The parsha always shows us the way to realize the challenges of the moment, and this week’s parsha, Nitzavim is no exception. We learn how to prepare for the awesome days of Rosh Hashana and Yom Kippur. The stirring opening words, “Atem Nitzavim HaYom” – “You are standing today” (Deuteronomy 29:9) – speaks volumes. In gematria – numerology – those words also mean “La’amod L’slichos” to stand in front of God and seek forgiveness. During the entire year we “run” from place to place, from activity to activity, and some of us run from relationship to relationship. But now, God’s Day of Judgment is upon us and we are commanded to stand still, probe our souls, examine our hearts, and give an accounting of our lives. The passage goes on to enumerate the various strata of the population: the leaders, the elders, the officers, the men, the women, the children, the proselytes, the hewer of wood, the drawer of water – and the question that arises is that since the Torah already mentioned that all of us are standing before God, what is the purpose of this enumeration which at first glance appears to be redundant?

 

Rabbi Osher Jungreis explains:The answer given is once again a prescription for this High Holiday season. We are all responsible one for the other. Our destiny is intertwined, so we must pray, not only for ourselves, but for K’lal Yisroel – all our people. This is especially relevant today when our brethren in Israel are in such a desperate state. We must bear in mind that when we study Torah and observe mitzvot, our entire nation is elevated and enriched. But tragically, the converse is also true; our abandonment of Torah and lack of observance diminishes the entire nation. There is a posuk – passage, in this week’s parsha that we repeat during the High Holiday services which truly teaches us our responsibilities: “The hidden matters are for God, but the revealed are for us” (Deut. 28:28), meaning that that which a person does privately and of which others have no knowledge, for that we cannot be held accountable – but that which is public and known, and is countenanced – for that we are held liable, and our silence testifies against us. We have a responsibility to remind one another of our G-d given destiny, of our Jewish heritage. So let’s approach Rosh Hashana with commitment to all our people Let us try to bring our brethren closer to Hashem. Let us unite in love and genuine concern, and in that merit, the Almighty will surely grant us a good, blessed New Year.

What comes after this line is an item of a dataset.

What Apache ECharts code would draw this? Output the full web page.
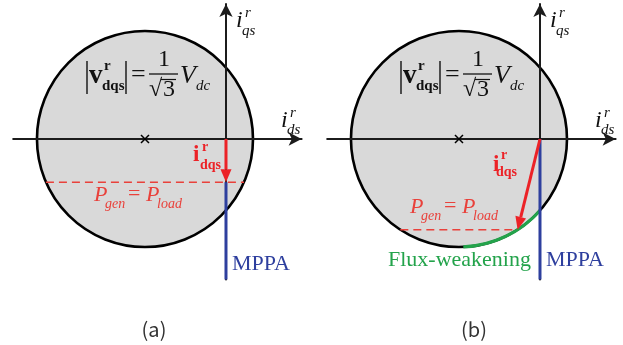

In his commentary Shem MiShmuel, the Chassidic commentator Rav Samuel Bornstein asks the question: What need is there to make a covenant before they entered the land; wasn’t the covenant made with them at Horeb (Sinai) enough? Said the Rabbi of Liadi (Shneur Zalman of Liadi, the founder of Chabad), the author of the Tanya: the making of a covenant between two lovers is not for the present, at a time when their affection and love is strong. But there will be need for a covenant in the future, when over the passage of time, their love will be weakened. Therefore, they make a covenant that the affection might continue even once the causes that originally made them fall in love have ceased. During the lifetime of Moses, miracles were routine and whatever happened was supernatural. But there was anxiety, lest, when they entered the land and matters like plowing, planting, and harvesting had to happen according to natural laws, that their love for God might weaken. For this reason, a covenant was made, so that the love might never falter, enduring forever like a tent peg stuck deep in the earth.